Though many ATM owners have expressed concerns about Web-based ATM technologies leading to longer lines at machines, such personalization options give customers a quicker, more efficient experience, Stechow said. "You're using the Web to help the customers get to what they want sooner."

Targeted marketing

Prism 1:1 also offers the ability to "offer the right product to the right customer at the right time" by inking to a bank database and sending targeted marketing offers to users, said Craig Deutsch, Fujitsu's marketing program manager.

An earlier pilot with California's Downey Savings and Loan showed that such campaigns are effective, Deutsch said. Of 35,000 pre-selected Downey customers who saw an offer for a line of credit during an ATM transaction, 18 percent responded that they'd like more information.
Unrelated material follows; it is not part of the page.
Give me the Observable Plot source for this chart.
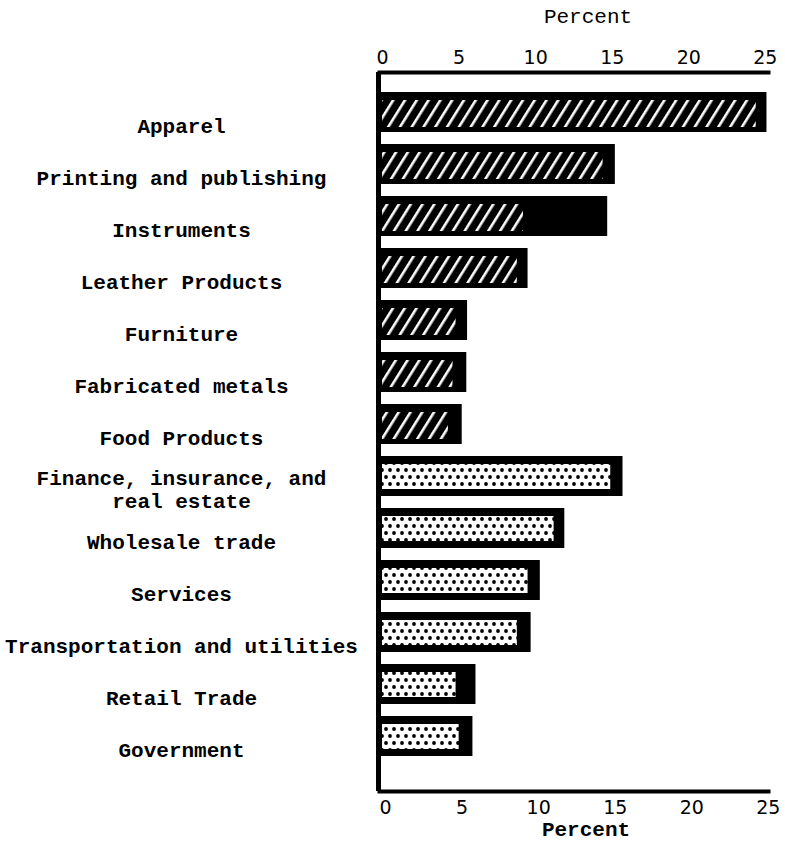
<!DOCTYPE html>
<html>
<head>
<meta charset="utf-8">
<script src="https://cdn.jsdelivr.net/npm/d3@7"></script>
<script src="https://cdn.jsdelivr.net/npm/@observablehq/plot@0.6"></script>
<style>
  html, body { margin: 0; padding: 0; background: #fff; }
  #wrap { width: 785px; height: 843px; position: relative; overflow: hidden; }
  .ptitle { font-family: "Liberation Mono", monospace; font-size: 21px; color: #000; position: relative; }
  #top { height: 40px; }
  #top span { position: absolute; left: 588px; top: 6px; transform: translateX(-50%); }
  #bottom { height: 23px; }
  #bottom span { position: absolute; left: 586px; top: -1px; transform: translateX(-50%); font-weight: bold; }
</style>
</head>
<body>
<div id="wrap">
  <div id="top" class="ptitle"><span>Percent</span></div>
  <div id="chart"></div>
  <div id="bottom" class="ptitle"><span>Percent</span></div>
</div>
<script>
const categories = [
  "Apparel",
  "Printing and publishing",
  "Instruments",
  "Leather Products",
  "Furniture",
  "Fabricated metals",
  "Food Products",
  "Finance, insurance, and\nreal estate",
  "Wholesale trade",
  "Services",
  "Transportation and utilities",
  "Retail Trade",
  "Government"
];
const groups = [
  "manufacturing", "manufacturing", "manufacturing", "manufacturing",
  "manufacturing", "manufacturing", "manufacturing",
  "nonmanufacturing", "nonmanufacturing", "nonmanufacturing",
  "nonmanufacturing", "nonmanufacturing", "nonmanufacturing"
];
// full bar length (black, with shadow) and patterned part, in percent
const totalValues    = [25.3, 15.4, 14.9, 9.7, 5.75, 5.7, 5.4, 15.9, 12.1, 10.5, 9.9, 6.3, 6.1];
const patternValues  = [24.6, 14.6, 9.4, 9.0, 5.0, 4.8, 4.5, 15.1, 11.4, 9.7, 9.0, 5.0, 5.2];
const xTicks = [0, 5, 10, 15, 20, 25];

const data = categories.map((c, i) => ({
  category: c, group: groups[i], total: totalValues[i], patterned: patternValues[i]
}));
const manuf = data.filter(d => d.group === "manufacturing");
const nonManuf = data.filter(d => d.group === "nonmanufacturing");

const labelFont = {fontFamily: "Liberation Mono, monospace", fontWeight: "bold", fontSize: 21, lineHeight: 1.1};
const tickFont = {fontFamily: "DejaVu Sans, sans-serif", fontSize: 19};

const chart = Plot.plot({
  width: 785,
  height: 780,
  marginLeft: 379,
  marginRight: 17,
  marginTop: 32,
  marginBottom: 29,
  style: {background: "white", color: "black", overflow: "visible"},
  x: {domain: [0, 25.4]},
  y: {type: "band", domain: categories, range: [50, 717], paddingInner: 0.234, paddingOuter: 0},
  marks: [
    Plot.barX(data, {x: "total", y: "category", fill: "black"}),
    Plot.barX(manuf, {x: "patterned", y: "category", fill: "url(#hatch)", insetLeft: 3, insetTop: 8, insetBottom: 5}),
    Plot.barX(nonManuf, {x: "patterned", y: "category", fill: "url(#dots)", insetLeft: 3, insetTop: 8, insetBottom: 7}),
    Plot.ruleX([0], {stroke: "black", strokeWidth: 5, dx: -1}),
    Plot.frame({anchor: "top", stroke: "black", strokeWidth: 4}),
    Plot.frame({anchor: "bottom", stroke: "black", strokeWidth: 4}),
    Plot.axisX({anchor: "top", ticks: xTicks, tickSize: 0, tickPadding: 9, label: null, dx: 3, ...tickFont}),
    Plot.axisX({anchor: "bottom", ticks: xTicks, tickSize: 0, tickPadding: 9, label: null, dx: 6, ...tickFont}),
    Plot.axisY({anchor: "left", tickSize: 0, tickPadding: 0, textAnchor: "middle", dx: -198, dy: 13, label: null, ...labelFont})
  ]
});

// pattern definitions used by the fills above
const svg = d3.select(chart.tagName.toLowerCase() === "svg" ? chart : chart.querySelector("svg"));
const defs = svg.insert("defs", ":first-child");
const hatch = defs.append("pattern")
  .attr("id", "hatch").attr("patternUnits", "userSpaceOnUse")
  .attr("width", 10).attr("height", 10)
  .attr("patternTransform", "rotate(32)");
hatch.append("rect").attr("width", 10).attr("height", 10).attr("fill", "black");
hatch.append("rect").attr("x", 4).attr("width", 2.6).attr("height", 10).attr("fill", "white");
const dots = defs.append("pattern")
  .attr("id", "dots").attr("patternUnits", "userSpaceOnUse")
  .attr("width", 8).attr("height", 14);
dots.append("rect").attr("width", 8).attr("height", 14).attr("fill", "white");
dots.append("circle").attr("cx", 2).attr("cy", 3).attr("r", 1.9).attr("fill", "black");
dots.append("circle").attr("cx", 6).attr("cy", 10).attr("r", 1.9).attr("fill", "black");

document.getElementById("chart").appendChild(chart);
</script>
</body>
</html>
Of those 18 percent, another 18 percent actually took the offer.

Interestingly, several customers who didn't get the offer but heard about it from other customers called Downey about the ATM ads, Deutsch said.

"A bank could call a customer on his cell phone or send an e-mail to his desktop after he said 'yes' to an offer at the ATM," Deutsch said. "That kind of response will knock a customer's socks off."
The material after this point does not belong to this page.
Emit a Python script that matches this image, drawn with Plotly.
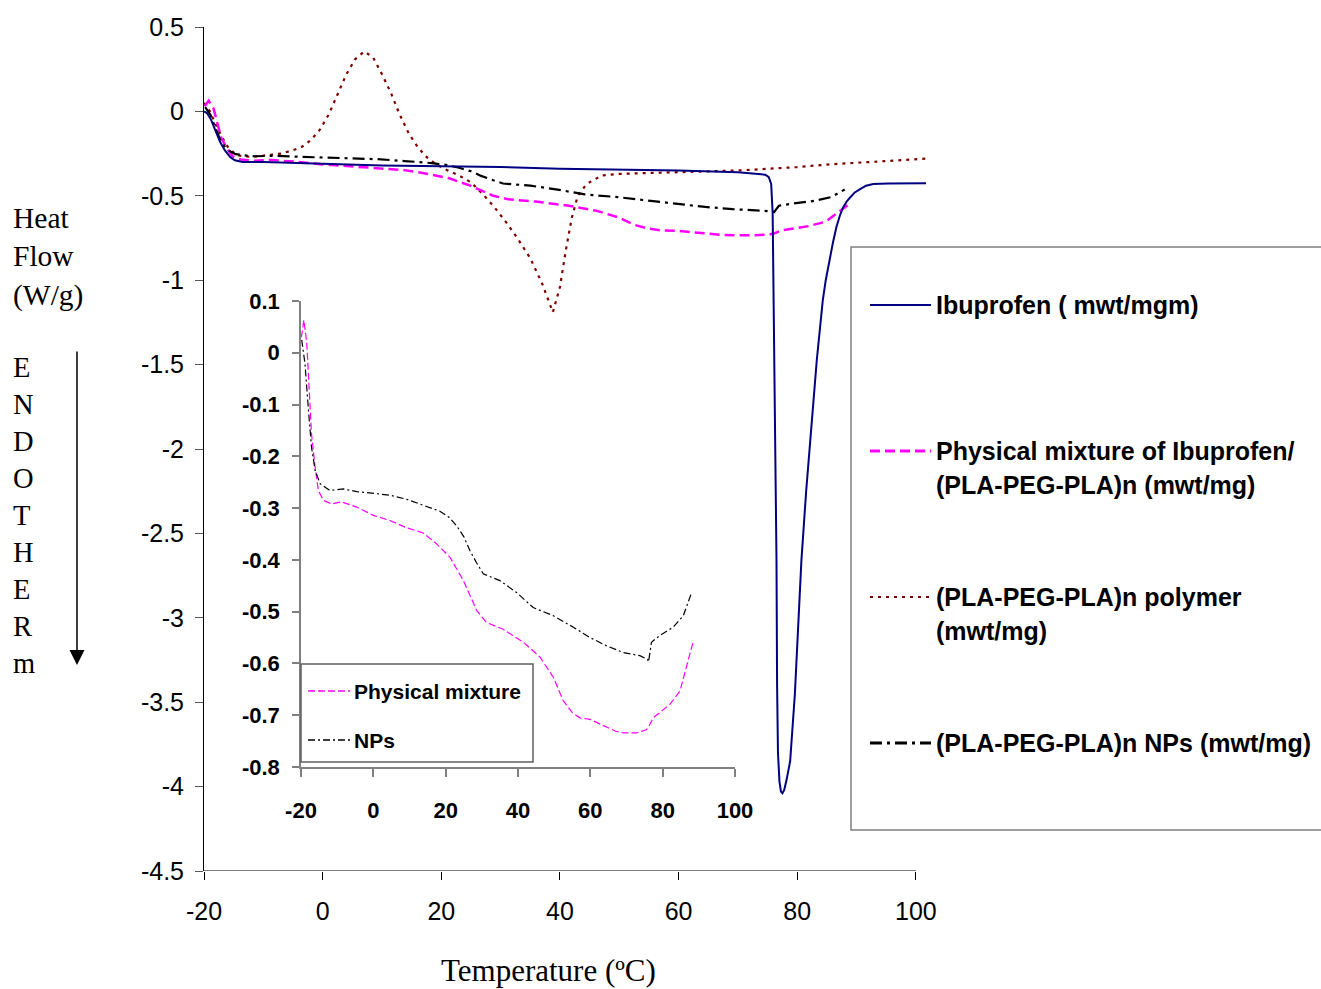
import plotly.graph_objects as go

# ---------------- data ----------------
ibu_x = [-20, -19.5, -18.8, -18.1, -17.3, -16.5, -15.6, -14.8, -13.5, -10, 0, 10, 20, 30, 40, 50, 60, 70,
         73.7, 74.6, 75.2, 75.6, 75.85, 76.0, 76.2, 76.5, 76.6, 76.75, 77.0, 77.25, 77.5, 77.8, 78.2, 78.8,
         79.6, 80.2, 80.7, 81.5, 82.4, 83.3, 83.9, 84.3, 84.8, 85.4, 86.0, 86.6, 87.2, 87.75, 88.3, 88.9, 89.7,
         90.6, 91.6, 92.8, 95.3, 101.7]
ibu_y = [0.0, -0.01, -0.05, -0.11, -0.18, -0.23, -0.27, -0.29, -0.30, -0.30, -0.31, -0.32, -0.325, -0.33, -0.34,
         -0.345, -0.35, -0.36, -0.37, -0.375, -0.39, -0.43, -0.6, -1.0, -1.8, -2.66, -3.4, -3.8, -3.97, -4.03,
         -4.04, -4.02, -3.96, -3.85, -3.45, -3.05, -2.66, -2.25, -1.85, -1.47, -1.26, -1.12, -1.0, -0.88, -0.78,
         -0.685, -0.615, -0.567, -0.535, -0.51, -0.48, -0.46, -0.44, -0.43, -0.427, -0.425]

phys_x = [-19.9, -19.2, -18.4, -17.7, -17.1, -16.1, -15.2, -13.8, -11.5, -8.8, -4.6, 0, 4.6, 9.2, 13.8, 17.5,
          21.2, 24.9, 28.6, 31.3, 35.9, 41.5, 46.1, 49.8, 52.5, 55, 57.1, 59.9, 62, 64.5, 67, 69.1, 72.8, 75.5,
          76, 77.4, 80, 82, 84.8, 86.6, 88.5]
phys_y = [0.03, 0.063, 0.018, -0.072, -0.156, -0.221, -0.266, -0.285, -0.292, -0.288, -0.298, -0.314, -0.324,
          -0.338, -0.348, -0.369, -0.395, -0.44, -0.498, -0.521, -0.534, -0.559, -0.588, -0.627, -0.672, -0.695,
          -0.705, -0.708, -0.715, -0.724, -0.731, -0.734, -0.734, -0.728, -0.724, -0.705, -0.69, -0.679, -0.653,
          -0.608, -0.556]

poly_x = [-20, -19, -18, -17, -16, -14.5, -12, -9, -7, -5, -3.5, -2, -0.5, 1, 2.5, 4, 5.5, 7, 8.5, 10, 11.5,
          13, 14.5, 16, 17.5, 19, 20.5, 23, 25, 27, 29, 31, 33, 35, 37, 38.8, 40, 41, 42, 43, 44.5, 47, 50, 55,
          60, 65, 70, 75, 80, 85, 90, 95, 100, 101.7]
poly_y = [0.05, 0.0, -0.08, -0.15, -0.21, -0.26, -0.27, -0.26, -0.25, -0.23, -0.21, -0.17, -0.11, -0.02, 0.10,
          0.22, 0.31, 0.355, 0.32, 0.22, 0.11, -0.02, -0.13, -0.21, -0.27, -0.31, -0.34, -0.38, -0.42, -0.49,
          -0.57, -0.66, -0.76, -0.87, -1.02, -1.19, -1.04, -0.82, -0.63, -0.50, -0.43, -0.38, -0.37, -0.365,
          -0.36, -0.355, -0.35, -0.34, -0.33, -0.315, -0.305, -0.295, -0.285, -0.28]

np_x = [-19.8, -18.9, -18, -17.1, -16.1, -14.7, -12, -8.3, -4.6, 0, 4.6, 9.2, 13.8, 18.4, 21, 23, 25, 26.7,
        28.5, 30.4, 35, 39.6, 44.2, 49.8, 55.3, 59.9, 64.5, 69.1, 73.7, 75.8, 76.1, 76.9, 79.2, 82.9, 85.7, 88]
np_y = [0.025, -0.021, -0.105, -0.182, -0.227, -0.253, -0.266, -0.263, -0.268, -0.272, -0.275, -0.283, -0.294,
        -0.306, -0.318, -0.334, -0.355, -0.382, -0.405, -0.427, -0.44, -0.463, -0.492, -0.508, -0.53, -0.55,
        -0.566, -0.579, -0.585, -0.592, -0.597, -0.559, -0.546, -0.53, -0.508, -0.463]

main_xticks = [-20, 0, 20, 40, 60, 80, 100]
main_xtext = ["-20", "0", "20", "40", "60", "80", "100"]
main_yticks = [0.5, 0, -0.5, -1, -1.5, -2, -2.5, -3, -3.5, -4, -4.5]
main_ytext = ["0.5", "0", "-0.5", "-1", "-1.5", "-2", "-2.5", "-3", "-3.5", "-4", "-4.5"]
inset_xticks = [-20, 0, 20, 40, 60, 80, 100]
inset_xtext = ["-20", "0", "20", "40", "60", "80", "100"]
inset_yticks = [0.1, 0, -0.1, -0.2, -0.3, -0.4, -0.5, -0.6, -0.7, -0.8]
inset_ytext = ["0.1", "0", "-0.1", "-0.2", "-0.3", "-0.4", "-0.5", "-0.6", "-0.7", "-0.8"]

legend_labels = [["Ibuprofen ( mwt/mgm)"],
                 ["Physical mixture of Ibuprofen/", "(PLA-PEG-PLA)n (mwt/mg)"],
                 ["(PLA-PEG-PLA)n polymer", "(mwt/mg)"],
                 ["(PLA-PEG-PLA)n NPs (mwt/mg)"]]
inset_legend_labels = ["Physical mixture", "NPs"]

# ---------------- styles ----------------
W, H = 1321, 989
NAVY, MAG, DRED, BLK = "#000080", "#FF00FF", "#800000", "#000000"
DASH_MAG = "10px,5px"
DASH_RED = "3px,5px"
DASH_NP = "12px,5px,3px,5px"
SANS = "Liberation Sans, Arial, sans-serif"
SERIF = "Liberation Serif, Times New Roman, serif"


def px(x):
    return x / W


def py(y):
    return 1 - y / H


fig = go.Figure()
fig.add_trace(go.Scatter(x=poly_x, y=poly_y, mode="lines", line=dict(color=DRED, width=2.2, dash=DASH_RED),
                         showlegend=False, xaxis="x", yaxis="y"))
fig.add_trace(go.Scatter(x=phys_x, y=phys_y, mode="lines", line=dict(color=MAG, width=2.5, dash=DASH_MAG),
                         showlegend=False, xaxis="x", yaxis="y"))
fig.add_trace(go.Scatter(x=np_x, y=np_y, mode="lines", line=dict(color=BLK, width=2.2, dash=DASH_NP),
                         showlegend=False, xaxis="x", yaxis="y"))
fig.add_trace(go.Scatter(x=ibu_x, y=ibu_y, mode="lines", line=dict(color=NAVY, width=2),
                         showlegend=False, xaxis="x", yaxis="y"))
# inset
fig.add_trace(go.Scatter(x=phys_x, y=phys_y, mode="lines", line=dict(color=MAG, width=1.2, dash="7px,3px"),
                         showlegend=False, xaxis="x2", yaxis="y2"))
fig.add_trace(go.Scatter(x=np_x, y=np_y, mode="lines", line=dict(color=BLK, width=1.2, dash="7px,3px,2px,3px"),
                         showlegend=False, xaxis="x2", yaxis="y2"))

fig.update_layout(
    width=W, height=H, margin=dict(l=0, r=0, t=0, b=0, pad=0, autoexpand=False),
    paper_bgcolor="white", plot_bgcolor="rgba(0,0,0,0)", showlegend=False,
    xaxis=dict(domain=[px(204), px(926)], range=[-20, 101.7], anchor="y", automargin=False,
               tickmode="array", tickvals=main_xticks, ticktext=main_xtext,
               ticks="outside", ticklen=8, tickcolor="black", tickwidth=1,
               showline=False, showgrid=False, zeroline=False,
               tickfont=dict(family=SANS, size=25, color="black"), ticklabelstandoff=10),
    yaxis=dict(domain=[py(871), py(27)], range=[-4.5, 0.5], anchor="x", automargin=False,
               tickmode="array", tickvals=main_yticks, ticktext=main_ytext,
               ticks="outside", ticklen=8, tickcolor="#555555", tickwidth=1,
               showline=True, linecolor="black", linewidth=1, showgrid=False, zeroline=False,
               tickfont=dict(family=SANS, size=25, color="black"), ticklabelstandoff=6),
    xaxis2=dict(domain=[px(301), px(735)], range=[-20, 100], anchor="y2", automargin=False,
                tickmode="array", tickvals=inset_xticks, ticktext=inset_xtext,
                ticks="outside", ticklen=8, tickcolor="#808080", tickwidth=1.5,
                showline=True, linecolor="#808080", linewidth=1.5, showgrid=False, zeroline=False,
                tickfont=dict(family=SANS, size=22, color="black", weight="bold"), ticklabelstandoff=15),
    yaxis2=dict(domain=[py(767), py(301)], range=[-0.8, 0.1], anchor="x2", automargin=False,
                tickmode="array", tickvals=inset_yticks, ticktext=inset_ytext,
                ticks="outside", ticklen=7, tickcolor="#808080", tickwidth=1.5,
                showline=True, linecolor="#808080", linewidth=1.5, showgrid=False, zeroline=False,
                tickfont=dict(family=SANS, size=22, color="black", weight="bold"), ticklabelstandoff=8),
)

shapes = []
# main x axis line (-20 .. 100)
shapes.append(dict(type="line", xref="x", yref="y", x0=-20, x1=100, y0=-4.5, y1=-4.5,
                   line=dict(color="black", width=1)))
# main legend box
shapes.append(dict(type="rect", xref="paper", yref="paper", x0=px(851), x1=px(1330), y0=py(830), y1=py(247),
                   line=dict(color="#808080", width=1.5)))
# inset legend box
shapes.append(dict(type="rect", xref="paper", yref="paper", x0=px(301), x1=px(533), y0=py(762), y1=py(664),
                   line=dict(color="#606060", width=1.5)))

main_styles = [dict(color=NAVY, width=2, dash="solid"),
               dict(color=MAG, width=3, dash=DASH_MAG),
               dict(color=DRED, width=2, dash=DASH_RED),
               dict(color=BLK, width=3, dash=DASH_NP)]
legend_rows = [[305], [451, 485], [597, 631], [743]]
annotations = []
for style, rows, labels in zip(main_styles, legend_rows, legend_labels):
    shapes.append(dict(type="line", xref="paper", yref="paper", x0=px(870), x1=px(931),
                       y0=py(rows[0]), y1=py(rows[0]), line=style))
    for yy, txt in zip(rows, labels):
        annotations.append(dict(xref="paper", yref="paper", x=px(934), y=py(yy), text=txt, showarrow=False,
                                xanchor="left", yanchor="middle",
                                font=dict(family=SANS, size=25, color="black", weight="bold")))

inset_styles = [dict(color=MAG, width=1.5, dash="7px,3px"), dict(color=BLK, width=1.5, dash="7px,3px,2px,3px")]
for style, yy, txt in zip(inset_styles, [691, 740], inset_legend_labels):
    shapes.append(dict(type="line", xref="paper", yref="paper", x0=px(308), x1=px(350),
                       y0=py(yy), y1=py(yy), line=style))
    annotations.append(dict(xref="paper", yref="paper", x=px(352), y=py(yy), text=txt, showarrow=False,
                            xanchor="left", yanchor="middle",
                            font=dict(family=SANS, size=21, color="black", weight="bold")))

# axis titles
annotations.append(dict(xref="paper", yref="paper", x=px(11), y=py(257), text="Heat<br>Flow<br>(W/g)",
                        showarrow=False, xanchor="left", yanchor="middle", align="left",
                        font=dict(family=SERIF, size=29.5, color="black")))
annotations.append(dict(xref="paper", yref="paper", x=px(11), y=py(515),
                        text="E<br>N<br>D<br>O<br>T<br>H<br>E<br>R<br>m",
                        showarrow=False, xanchor="left", yanchor="middle", align="left",
                        font=dict(family=SERIF, size=28.5, color="black")))
annotations.append(dict(xref="paper", yref="paper", x=px(77), y=py(665), ax=0, ay=-315, text="",
                        showarrow=True, arrowhead=2, arrowsize=2, arrowwidth=1.5, arrowcolor="black"))
annotations.append(dict(xref="paper", yref="paper", x=px(548), y=py(970), text="Temperature (ºC)",
                        showarrow=False, xanchor="center", yanchor="middle",
                        font=dict(family=SERIF, size=31, color="black")))

fig.update_layout(shapes=shapes, annotations=annotations)
fig.write_html("out.html", config={"displayModeBar": False},
               post_script="document.body.style.margin='0';document.body.style.padding='0';"
                           "document.documentElement.style.overflow='hidden';"
                           "document.body.style.overflow='hidden';")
With Prism 1:1, ATM owners can monitor customers' responses to marketing campaigns and change ineffective campaigns on the fly, Stechow said.

Monitoring customers' responses to offers is especially valuable for smaller financial institutions, which typically do not have as much money to spend on market research as their larger banking brethren, Hartline said.

NOVA is swapping two of its seven existing ATMs in Philadelphia with Fujitsu 8000 Series models equipped with Prism 1:1. Both of the machines, one at a bustling food court and another near a subway stop at NOVA's corporate headquarters, generate some 5,000 transactions a month.

"We've got 5,000 opportunities a month to see whether a person likes a particular ad or not," Hartline said.

At the ATM near the subway stop, NOVA plans to run additional campaigns on a 27-inch color monitor positioned to the left of the machine. The monitor gives NOVA a chance to capture the attention of customers and potential customers before they walk down the block and encounter a cluster of ATMs owned by banking giant FleetBoston Financial, Hartline said.

Some of the campaigns will promote nearby businesses. The service will be free at first, but NOVA plans to charge for the advertising if it is a success. Other ads will be public service announcements geared to the local community.

"We want people to understand that we're not some big banking conglomerate. We work with the community and we are in touch with them," Hartline said.

Kevin Carroll, director of ATM services for Concord EFS, which drives NOVA's ATMs, said that NOVA is the first mid-tier financial institution in Concord's network to introduce Web-based technologies.

"NOVA is small, innovative and flexible enough to take advantage of these new capabilities," he said.